Last Night on Earth is a zombie-themed modular Adventure Board Game created by Flying Frog Productions in which players are split into two groups: Heroes and Zombies. The game objective changes based on which of several different given scenarios has been selected for play. The game takes great care in its thematic elements to achieve the look and feel of a zombie movie, causing the game to exhibit some of the most classic horror movie tropes.
This board game contains examples of:
- Beauty, Brains, and Brawn: The original three female heroes: Sally (the school sweetheart), Becky (the school nurse), and Jenny (a local Farmer's Daughter).
- Breakable Weapons: Most weapons are either one-shot deals, or need a dice roll to see if it breaks (the ones that don't need to take these challenges often give little benefit compared to the breakable weapons). Guns can't break, but can run out of ammo... which functions exactly like the "breaking" mechanic of the other weapons.
- Chainsaw Good: A staple of zombie horror stories, and one of the most effective hand weapons in the game - provided it doesn't break or run out of gas...
- Crossover:
- Visually identical versions of Jake Cartwright appear in two other Flying Frog games, A Touch of Evil and Fortune and Glory, set in the late 1800s and the 1920s respectively. It's left unexplained if this is an Identical Grandson situation or if Jake is somehow immortal.
- Another Flying Frog game, Invasion!, features a similar concept but with Martians attacking a carnival. There are official rules for combining the two games and having the Martians attack Woodinvale, zombies infest the carnival or a three way game where the Martians invade during a Zombie Apocalypse, including rules for zombified Martians.
- The Drifter: Jake Cartwright is called this by name and indeed isn't a resident of the town but wandered through at a bad time.
- Dungeon Bypass: Helping to make up for their slow movement (one square at a time) zombies can move through walls. This is explained in universe by them squeezing through windows and other tight spots that would be too painful and damaging for humans to use but since zombies Feel No Pain they can make it.
- Elite Zombie:
- Optional rules allow heroes who are killed to become "Zombie heroes." They're identical to normal zombies for movement and attacks but retain the wound track of the hero they were, making them much harder to kill.
- Some scenarios feature radioactive zombies that pose a greater threat to the heroes.
- Mook Maker: Zombie Spawning Pits. All new zombie models have to start on the board on one of these squares.

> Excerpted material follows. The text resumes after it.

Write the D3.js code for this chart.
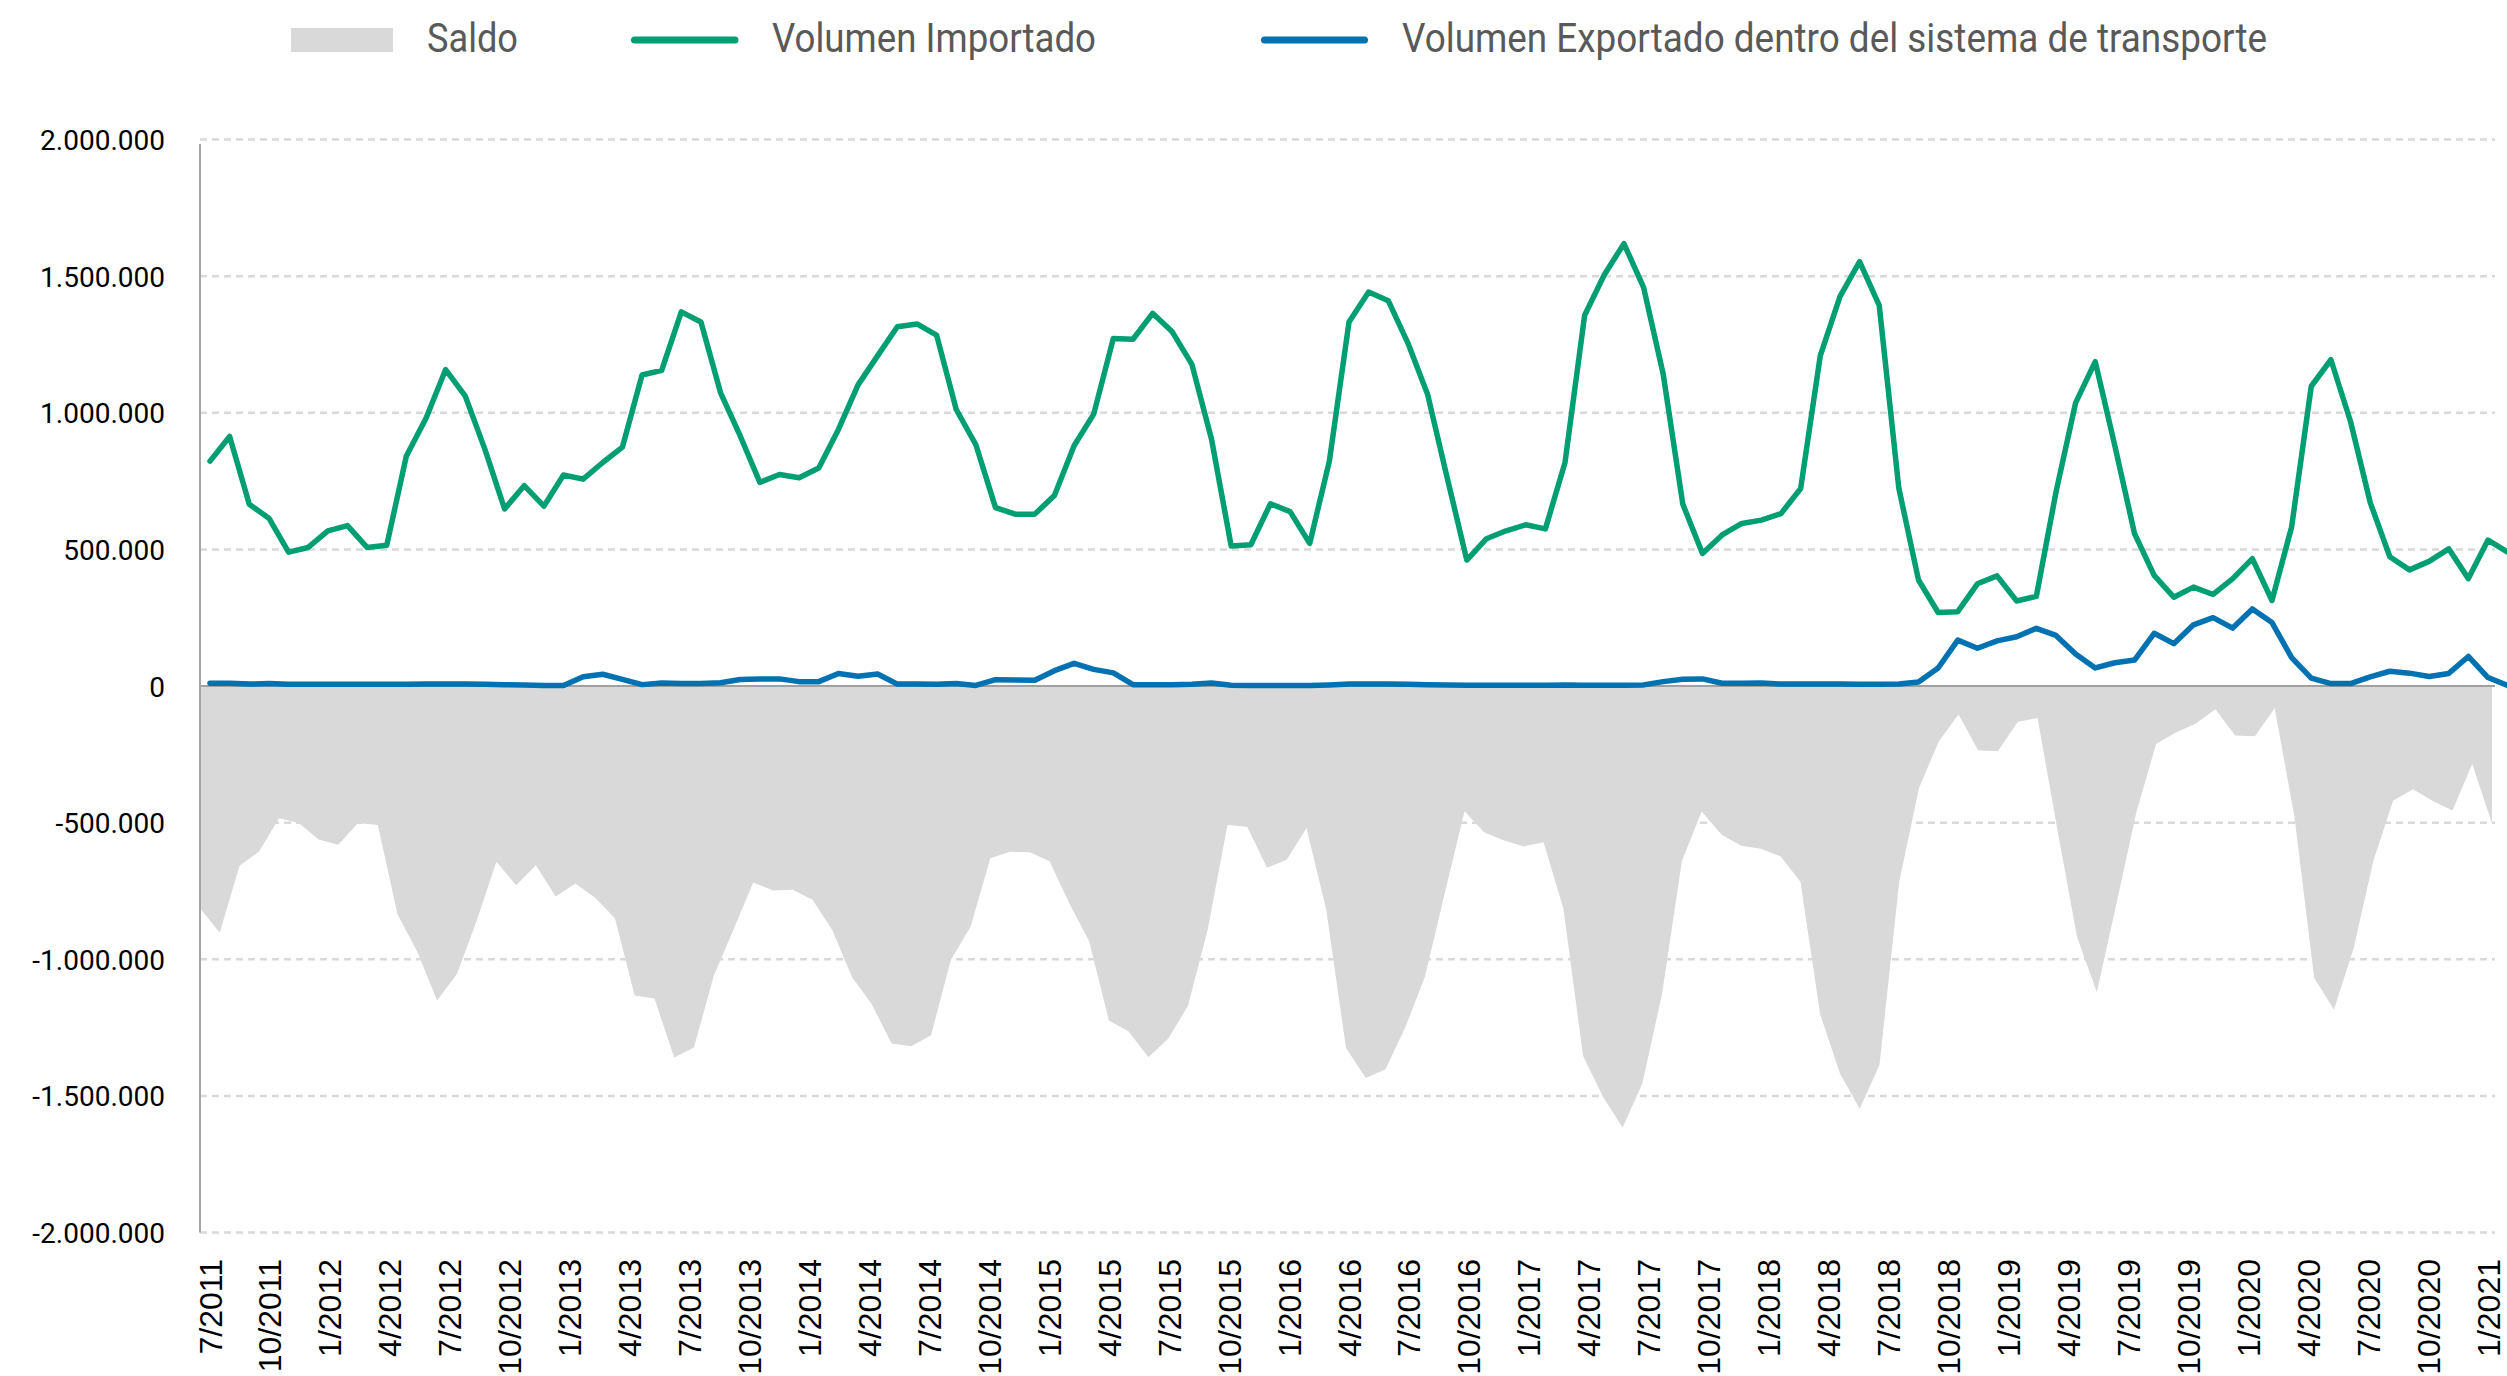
<!DOCTYPE html>
<html><head><meta charset="utf-8">
<script src="https://cdn.jsdelivr.net/npm/d3@7"></script>
<style>
html,body{margin:0;padding:0;background:#fff;overflow:hidden;}
svg{display:block;}
</style></head><body>
<svg id="chart" width="2507" height="1376"></svg>
<script>
// Etiquetas del eje X (cada 3 meses)
const tickLabels = ["7/2011","10/2011","1/2012","4/2012","7/2012","10/2012","1/2013","4/2013","7/2013","10/2013",
  "1/2014","4/2014","7/2014","10/2014","1/2015","4/2015","7/2015","10/2015","1/2016","4/2016",
  "7/2016","10/2016","1/2017","4/2017","7/2017","10/2017","1/2018","4/2018","7/2018","10/2018",
  "1/2019","4/2019","7/2019","10/2019","1/2020","4/2020","7/2020","10/2020","1/2021"];

// Volumen Importado (mensual)
const importado = [823000,913000,665000,614000,490000,507000,568000,587000,507000,515000,
  842000,980000,1158000,1061000,866000,648000,733000,658000,772000,757000,
  818000,874000,1138000,1155000,1369000,1332000,1073000,915000,745000,774000,
  762000,798000,939000,1102000,1209000,1315000,1325000,1284000,1012000,883000,
  653000,629000,629000,697000,879000,995000,1272000,1269000,1364000,1296000,
  1177000,903000,512000,517000,667000,638000,522000,823000,1332000,1442000,
  1410000,1255000,1068000,762000,461000,539000,568000,590000,575000,818000,
  1357000,1505000,1619000,1459000,1141000,665000,485000,553000,595000,607000,
  631000,723000,1209000,1425000,1553000,1393000,723000,388000,269000,272000,
  374000,403000,311000,328000,709000,1036000,1187000,879000,558000,405000,
  325000,362000,335000,393000,466000,313000,582000,1097000,1194000,968000,
  672000,473000,425000,456000,502000,393000,534000,490000];

// Volumen Exportado dentro del sistema de transporte (mensual)
const exportado = [10000,10000,7000,9000,6000,6000,6000,6000,6000,6000,
  6000,7000,7000,7000,6000,5000,4000,2000,2000,34000,
  43000,24000,5000,11000,9000,9000,12000,24000,26000,26000,
  16000,16000,46000,36000,44000,7000,7000,6000,9000,2000,
  23000,22000,21000,56000,83000,61000,48000,5000,5000,5000,
  6000,11000,3000,2000,2000,2000,2000,4000,7000,7000,
  7000,6000,5000,4000,3000,3000,3000,3000,3000,4000,
  3000,3000,3000,4000,16000,25000,26000,10000,10000,11000,
  7000,7000,7000,7000,6000,6000,7000,15000,66000,168000,
  138000,165000,180000,211000,185000,117000,66000,85000,95000,193000,
  155000,224000,250000,212000,282000,232000,104000,29000,9000,9000,
  33000,54000,47000,35000,46000,108000,31000,2000];

// Saldo (mensual)
const saldo = [-813000,-903000,-658000,-605000,-484000,-501000,-562000,-581000,-501000,-509000,
  -836000,-973000,-1151000,-1054000,-860000,-643000,-729000,-656000,-770000,-723000,
  -775000,-850000,-1133000,-1144000,-1360000,-1323000,-1061000,-891000,-719000,-748000,
  -746000,-782000,-893000,-1066000,-1165000,-1308000,-1318000,-1278000,-1003000,-881000,
  -630000,-607000,-608000,-641000,-796000,-934000,-1224000,-1264000,-1359000,-1291000,
  -1171000,-892000,-509000,-515000,-665000,-636000,-520000,-819000,-1325000,-1435000,
  -1403000,-1249000,-1063000,-758000,-458000,-536000,-565000,-587000,-572000,-814000,
  -1354000,-1502000,-1616000,-1455000,-1125000,-640000,-459000,-543000,-585000,-596000,
  -624000,-716000,-1202000,-1418000,-1547000,-1387000,-716000,-373000,-203000,-104000,
  -236000,-238000,-131000,-117000,-524000,-919000,-1121000,-794000,-463000,-212000,
  -170000,-138000,-85000,-181000,-184000,-81000,-478000,-1068000,-1185000,-959000,
  -639000,-419000,-378000,-421000,-456000,-285000,-503000];

const yTicks = [-2000000,-1500000,-1000000,-500000,0,500000,1000000,1500000,2000000];

const seriesNames = ["Saldo","Volumen Importado","Volumen Exportado dentro del sistema de transporte"];
const colors = {saldo:"#d9d9d9", imp:"#009e73", exp:"#0072b2"};

const svg = d3.select("#chart");
const plot = {left:200, right:2495, top:139.5, bottom:1232.5};

const y = d3.scaleLinear().domain([-2000000, 2000000]).range([plot.bottom, plot.top]);
const xLine = d3.scaleLinear().domain([0, 116]).range([210, 2488]);
const xArea = d3.scaleLinear().domain([0, saldo.length - 1]).range([plot.left, 2492]);
const xTick = d3.scalePoint().domain(tickLabels).range([210, 2488]);

const loc = d3.formatLocale({decimal:",", thousands:".", grouping:[3], currency:["",""], minus:"-"});
const fmt = loc.format(",d");

// grid
svg.append("g").selectAll("line").data(yTicks.filter(v => v !== 0)).join("line")
  .attr("x1", plot.left).attr("x2", plot.right)
  .attr("y1", d => y(d)).attr("y2", d => y(d))
  .attr("stroke", "#d9d9d9").attr("stroke-width", 2.5).attr("stroke-dasharray", "7,5");

// area (saldo)
const area = d3.area().x((d, i) => xArea(i)).y0(y(0)).y1(d => y(d));
svg.append("path").datum(saldo).attr("d", area).attr("fill", colors.saldo);

// zero line and left axis
svg.append("line").attr("x1", plot.left).attr("x2", plot.right)
  .attr("y1", y(0)).attr("y2", y(0)).attr("stroke", "#a0a0a0").attr("stroke-width", 2);
svg.append("line").attr("x1", plot.left).attr("x2", plot.left)
  .attr("y1", 144).attr("y2", plot.bottom).attr("stroke", "#a6a6a6").attr("stroke-width", 2);

// lines
const line = d3.line().x((d, i) => xLine(i)).y(d => y(d)).curve(d3.curveLinear);
svg.append("path").datum(importado).attr("d", line).attr("fill", "none")
  .attr("stroke", colors.imp).attr("stroke-width", 5.5).attr("stroke-linejoin", "round").attr("stroke-linecap", "round");
svg.append("path").datum(exportado).attr("d", line).attr("fill", "none")
  .attr("stroke", colors.exp).attr("stroke-width", 5.5).attr("stroke-linejoin", "round").attr("stroke-linecap", "round");

// y axis labels
const yAxis = svg.append("g").attr("transform", "translate(165,0)")
  .call(d3.axisLeft(y).tickValues(yTicks).tickFormat(fmt).tickSize(0).tickPadding(0));
yAxis.select(".domain").remove();
yAxis.selectAll("text").attr("font-family", "Roboto, 'Liberation Sans', sans-serif")
  .attr("font-size", 28).attr("fill", "#000").attr("dy", "0.36em");

// x axis labels
svg.append("g").selectAll("text").data(tickLabels).join("text")
  .attr("transform", d => `translate(${xTick(d)},1259) rotate(-90)`)
  .attr("text-anchor", "end").attr("dy", "0.36em")
  .attr("font-family", "'Liberation Sans', Arial, sans-serif").attr("font-size", 32).attr("fill", "#000")
  .text(d => d);

// legend
const leg = svg.append("g").attr("font-family", "Roboto, 'Liberation Sans', sans-serif")
  .attr("font-size", 41).attr("fill", "#595959");
leg.append("rect").attr("x", 291).attr("y", 28).attr("width", 102).attr("height", 24).attr("fill", colors.saldo);
leg.append("text").attr("x", 427).attr("y", 52).attr("textLength", 91).attr("lengthAdjust", "spacingAndGlyphs").text(seriesNames[0]);
leg.append("line").attr("x1", 634.5).attr("x2", 735).attr("y1", 40).attr("y2", 40)
  .attr("stroke", colors.imp).attr("stroke-width", 7).attr("stroke-linecap", "round");
leg.append("text").attr("x", 772).attr("y", 52).attr("textLength", 324).attr("lengthAdjust", "spacingAndGlyphs").text(seriesNames[1]);
leg.append("line").attr("x1", 1264.5).attr("x2", 1364.5).attr("y1", 40).attr("y2", 40)
  .attr("stroke", colors.exp).attr("stroke-width", 7).attr("stroke-linecap", "round");
leg.append("text").attr("x", 1402).attr("y", 52).attr("textLength", 865).attr("lengthAdjust", "spacingAndGlyphs").text(seriesNames[2]);
</script>
</body></html>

- Must Not Die a Virgin: The Zombie player(s) can play a card (called "Last Night on Earth") with this effect. It keeps a pair of male and female heroes from doing anything that turn. Oddly, it also means they don't have to fight any zombies on their space as well. Perhaps even the living dead can be Distracted by the Sexy?
- Notably this can be used on school teachers or the school nurse and students though the priest PC is explicitly immune to this card.
- Nuclear Mutant: A few of the available scenarios have the zombies be the result of radiation, with rules for radioactive zombies.
- Removing the Head or Destroying the Brain: As per usual a headshot is required to put down a zombie. In game this is represented by the heroes needing to win a fight and roll a double on their attack dice to actually remove a zombie from the board. Winning the fight without rolling doubles merely pushes the zombie back a space. A number of weapons, skills and cards can be used to finish off a zombie without doubles.
- Revolvers Are Just Better: Sheriff Anderson and Detective Winters seem to think so, and though they aren't the most powerful guns in the game, they certainly win for reliability.
- Stylistic Suck: Is deliberately designed to feel like a B-Movie Zombie Apocalypse Slasher Movie, with all the gloriously cheesy tropes therein.
- Too Awesome to Use: Dynamite and Gasoline. Subverted in some scenarios like "Burn Em Out", where they're explicitly needed to blow Spawning Pits sky-high, and when one can reliably take out a group of zombies without fragging other Heroes or mission objectives. Gasoline can also be used as, well, gas, for objectives requiring fuel, or for items like the Chainsaw.
- Town with a Dark Secret:
- Some of the background material seems to indicate that Woodinvale is this, but this is taken further in Survival of the Fittest, where the "Record" Cards reveal that at least one major zombie outbreak occurred in 1956... and zombies have been spotted over the past four generations of the Anderson family.
- Another dirty secret of Woodinvale is Sally's mother apparently being sent to the Widowcrest Asylum, and apparently having to get a full-fledged exorcism performed on her. This is mentioned in Timber Peak, where Sally is considerably shaken by not just Billy dying, but also discovering the dark secret of her mother.
- Zombie Apocalypse: The basis of the game, though initially limited in scope to the small town of Woodinvale and it's environs.